Written exercise: The listing below begins with the first line you should copy; stop after the line containing "import seaborn as sns", and drop every picture.

Supplied information:
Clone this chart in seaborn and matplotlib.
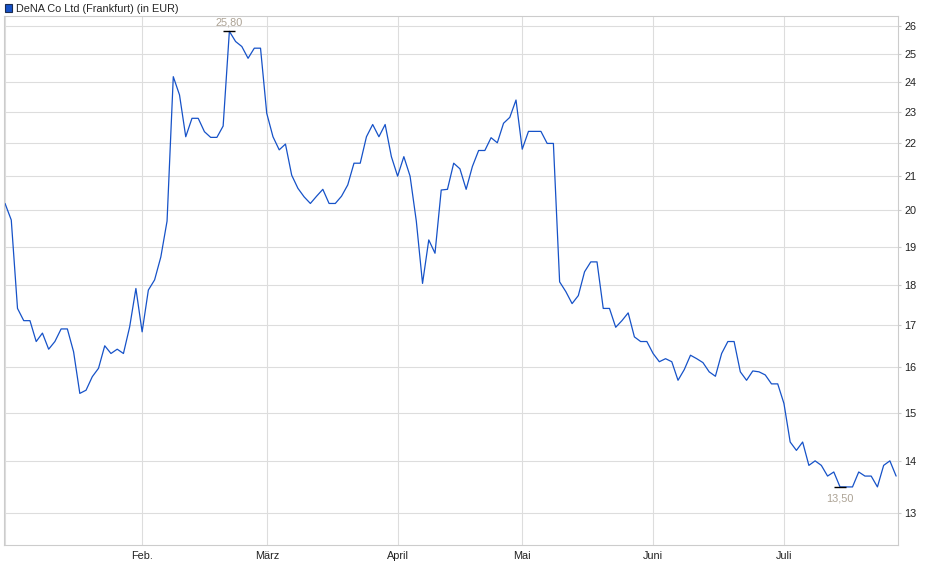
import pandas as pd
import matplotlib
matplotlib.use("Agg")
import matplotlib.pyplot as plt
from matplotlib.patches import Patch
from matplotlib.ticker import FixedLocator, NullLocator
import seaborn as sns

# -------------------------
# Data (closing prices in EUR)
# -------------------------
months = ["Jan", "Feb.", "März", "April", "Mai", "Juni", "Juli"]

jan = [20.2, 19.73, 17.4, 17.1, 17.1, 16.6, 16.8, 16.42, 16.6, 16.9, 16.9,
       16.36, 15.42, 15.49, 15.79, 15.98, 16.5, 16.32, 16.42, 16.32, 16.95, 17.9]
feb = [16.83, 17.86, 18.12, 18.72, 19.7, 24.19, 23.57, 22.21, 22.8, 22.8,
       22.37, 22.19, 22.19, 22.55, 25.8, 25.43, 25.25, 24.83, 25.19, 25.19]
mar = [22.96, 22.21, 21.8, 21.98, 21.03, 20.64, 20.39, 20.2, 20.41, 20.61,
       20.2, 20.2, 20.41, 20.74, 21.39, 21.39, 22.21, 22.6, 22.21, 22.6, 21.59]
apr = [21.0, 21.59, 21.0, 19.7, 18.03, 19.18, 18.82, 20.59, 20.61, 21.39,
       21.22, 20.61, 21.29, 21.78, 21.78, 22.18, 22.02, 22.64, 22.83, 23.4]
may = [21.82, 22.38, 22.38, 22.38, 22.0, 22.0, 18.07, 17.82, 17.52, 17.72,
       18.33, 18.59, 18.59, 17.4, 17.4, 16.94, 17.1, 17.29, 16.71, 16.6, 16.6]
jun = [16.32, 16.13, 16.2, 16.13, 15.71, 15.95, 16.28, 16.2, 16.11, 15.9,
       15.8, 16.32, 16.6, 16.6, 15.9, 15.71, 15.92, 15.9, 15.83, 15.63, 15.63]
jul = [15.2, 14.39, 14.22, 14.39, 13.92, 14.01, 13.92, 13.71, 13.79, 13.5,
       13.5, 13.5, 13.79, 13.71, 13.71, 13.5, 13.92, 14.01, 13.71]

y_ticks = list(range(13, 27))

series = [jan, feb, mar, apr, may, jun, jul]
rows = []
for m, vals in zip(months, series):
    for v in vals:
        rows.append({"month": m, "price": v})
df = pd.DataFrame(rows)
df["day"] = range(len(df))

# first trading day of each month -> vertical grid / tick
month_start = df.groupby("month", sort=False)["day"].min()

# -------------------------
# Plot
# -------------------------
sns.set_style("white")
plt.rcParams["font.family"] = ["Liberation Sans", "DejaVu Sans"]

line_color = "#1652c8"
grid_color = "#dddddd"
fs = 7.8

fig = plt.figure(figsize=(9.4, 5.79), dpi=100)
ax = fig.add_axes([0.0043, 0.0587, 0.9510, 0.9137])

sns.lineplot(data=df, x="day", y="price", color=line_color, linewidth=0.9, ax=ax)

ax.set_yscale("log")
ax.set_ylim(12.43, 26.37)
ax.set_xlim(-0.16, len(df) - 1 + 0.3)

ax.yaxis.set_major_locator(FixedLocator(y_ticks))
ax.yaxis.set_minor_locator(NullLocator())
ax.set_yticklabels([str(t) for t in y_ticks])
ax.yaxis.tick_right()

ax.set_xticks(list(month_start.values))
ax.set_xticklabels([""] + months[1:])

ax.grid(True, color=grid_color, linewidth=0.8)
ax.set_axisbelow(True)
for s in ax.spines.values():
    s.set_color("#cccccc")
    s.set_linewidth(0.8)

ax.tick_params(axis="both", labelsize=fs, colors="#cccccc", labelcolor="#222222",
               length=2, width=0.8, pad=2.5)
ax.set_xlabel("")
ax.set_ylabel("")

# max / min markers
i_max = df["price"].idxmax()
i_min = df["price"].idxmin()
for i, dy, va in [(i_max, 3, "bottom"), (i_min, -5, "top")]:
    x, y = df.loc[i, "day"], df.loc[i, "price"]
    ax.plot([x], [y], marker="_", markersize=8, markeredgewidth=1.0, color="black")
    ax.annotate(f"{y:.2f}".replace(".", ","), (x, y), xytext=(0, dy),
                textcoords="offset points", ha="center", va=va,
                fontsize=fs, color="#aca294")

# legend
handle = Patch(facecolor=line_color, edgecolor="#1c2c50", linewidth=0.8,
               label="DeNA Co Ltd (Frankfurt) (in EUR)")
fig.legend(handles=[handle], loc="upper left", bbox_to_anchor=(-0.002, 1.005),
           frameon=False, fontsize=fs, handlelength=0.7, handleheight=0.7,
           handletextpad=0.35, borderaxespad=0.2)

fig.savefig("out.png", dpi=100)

Completed exercise:
Clone this chart in seaborn and matplotlib.
import pandas as pd
import matplotlib
matplotlib.use("Agg")
import matplotlib.pyplot as plt
from matplotlib.patches import Patch
from matplotlib.ticker import FixedLocator, NullLocator
import seaborn as sns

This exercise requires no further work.